%%

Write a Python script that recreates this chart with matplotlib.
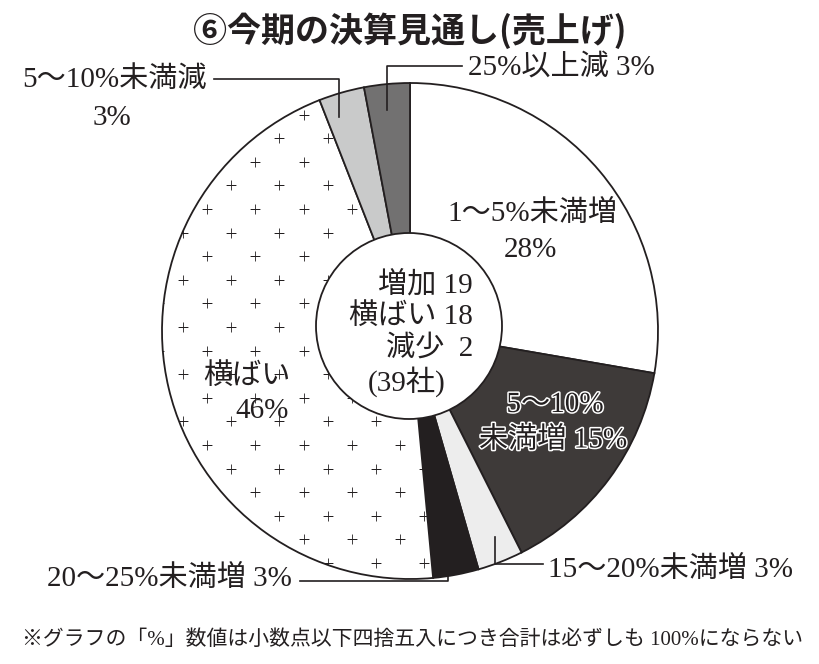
import numpy as np
import matplotlib
matplotlib.use("Agg")
from matplotlib import pyplot as plt
from matplotlib.patches import Circle
import matplotlib.patheffects as pe

# データ（時計回り、12時から）
labels = ['1〜5%未満増', '5〜10%未満増', '15〜20%未満増', '20〜25%未満増',
          '横ばい', '5〜10%未満減', '25%以上減']
shares = [28, 15, 3, 3, 46, 3, 3]
colors = ['#ffffff', '#3e3a39', '#ededed', '#231f20', '#ffffff', '#c9caca', '#727171']

summary_names = ['増加', '横ばい', '減少']
summary_counts = [19, 18, 2]
total = 39

title = '⑥今期の決算見通し(売上げ)'
note = '※グラフの「%」数値は小数点以下四捨五入につき合計は必ずしも 100%にならない'

W, H = 820, 664
INK = '#231f20'
SERIF = ['Liberation Serif', 'Noto Sans CJK JP']
GOTHIC = ['Noto Sans CJK JP', 'DejaVu Sans']

fig = plt.figure(figsize=(W / 100, H / 100), dpi=100)
ax = fig.add_axes([0, 0, 1, 1])


def P(x, y):
    # 画像座標（上から）→ 軸座標
    return x, H - y


cx, cy = P(410, 331)
wedges, _ = ax.pie(shares, colors=colors, startangle=90, counterclock=False,
                   center=(cx, cy), radius=248,
                   wedgeprops=dict(edgecolor=INK, linewidth=1.3))
ax.set_xlim(0, W)
ax.set_ylim(0, H)
ax.set_aspect('equal')
ax.axis('off')

# 横ばいの「+」模様
gx, gy = [], []
for m, y in enumerate(np.arange(209 - 23.6 * 6, 600, 23.6)):
    off = 0 if m % 2 == 0 else 24
    for x in np.arange(207 - 48.3 * 2 + off, 660, 48.3):
        gx.append(x)
        gy.append(H - y)
sc = ax.scatter(gx, gy, marker='+', s=45, c=INK, linewidths=0.6, zorder=3)
sc.set_clip_path(wedges[4])

# 中央の円
ax.add_patch(Circle(P(409, 326), 93, facecolor='white', edgecolor=INK,
                    linewidth=1.3, zorder=4))

fs = 21
for i, (n, c) in enumerate(zip(summary_names, summary_counts)):
    s = f'{n} {c}' if c >= 10 else f'{n}  {c}'
    ax.text(*P(473, 285 + 31.5 * i), s, ha='right', va='center', fontsize=fs,
            family=SERIF, color=INK, zorder=5)
ax.text(*P(407, 382), f'({total}社)', ha='center', va='center', fontsize=fs,
        family=SERIF, color=INK, zorder=5)

# ラベル
ax.text(*P(410, 31), title, ha='center', va='center', fontsize=24.5,
        family=GOTHIC, fontweight='bold', color=INK)

ax.text(*P(532, 213), labels[0], ha='center', va='center', fontsize=fs, family=SERIF, color=INK)
ax.text(*P(530, 250), f'{shares[0]}%', ha='center', va='center', fontsize=fs, family=SERIF, color=INK)

halo = [pe.withStroke(linewidth=2.2, foreground='white')]
ax.text(*P(555, 405), '5〜10%', ha='center', va='center', fontsize=fs, family=SERIF,
        color=INK, path_effects=halo, zorder=5)
ax.text(*P(553, 440), f'未満増 {shares[1]}%', ha='center', va='center', fontsize=fs,
        family=SERIF, color=INK, path_effects=halo, zorder=5)

ax.text(*P(247, 376), labels[4], ha='center', va='center', fontsize=fs, family=SERIF, color=INK, zorder=5)
ax.text(*P(262, 411), f'{shares[4]}%', ha='center', va='center', fontsize=fs, family=SERIF, color=INK, zorder=5)

ax.text(*P(548, 569), f'{labels[2]} {shares[2]}%', ha='left', va='center', fontsize=fs, family=SERIF, color=INK)
ax.text(*P(292, 578), f'{labels[3]} {shares[3]}%', ha='right', va='center', fontsize=fs, family=SERIF, color=INK)
ax.text(*P(468, 67), f'{labels[6]} {shares[6]}%', ha='left', va='center', fontsize=fs, family=SERIF, color=INK)
ax.text(*P(22, 80), labels[5], ha='left', va='center', fontsize=fs, family=SERIF, color=INK)
ax.text(*P(112, 118), f'{shares[5]}%', ha='center', va='center', fontsize=fs, family=SERIF, color=INK)

# 引き出し線
leaders = [
    [(495, 537), (495, 564), (543, 564)],
    [(448, 573), (448, 581), (300, 581)],
    [(387, 110), (387, 66), (462, 66)],
    [(339, 117), (339, 79), (214, 79)],
]
for pts in leaders:
    xs = [p[0] for p in pts]
    ys = [H - p[1] for p in pts]
    ax.plot(xs, ys, color=INK, linewidth=1.2, zorder=6)

ax.text(*P(413, 640), note, ha='center', va='center', fontsize=15, family=SERIF, color=INK)

fig.savefig('out.png', dpi=100, facecolor='white')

%%

PROBLEM DESCRIPTION
Omitting all pictures, restate exactly the lines of the material from its start through the line that contains "GOTHIC = ['Noto Sans CJK JP', 'DejaVu Sans']".

SOLUTION TO THE PROBLEM
Write a Python script that recreates this chart with matplotlib.
import numpy as np
import matplotlib
matplotlib.use("Agg")
from matplotlib import pyplot as plt
from matplotlib.patches import Circle
import matplotlib.patheffects as pe

# データ（時計回り、12時から）
labels = ['1〜5%未満増', '5〜10%未満増', '15〜20%未満増', '20〜25%未満増',
          '横ばい', '5〜10%未満減', '25%以上減']
shares = [28, 15, 3, 3, 46, 3, 3]
colors = ['#ffffff', '#3e3a39', '#ededed', '#231f20', '#ffffff', '#c9caca', '#727171']

summary_names = ['増加', '横ばい', '減少']
summary_counts = [19, 18, 2]
total = 39

title = '⑥今期の決算見通し(売上げ)'
note = '※グラフの「%」数値は小数点以下四捨五入につき合計は必ずしも 100%にならない'

W, H = 820, 664
INK = '#231f20'
SERIF = ['Liberation Serif', 'Noto Sans CJK JP']
GOTHIC = ['Noto Sans CJK JP', 'DejaVu Sans']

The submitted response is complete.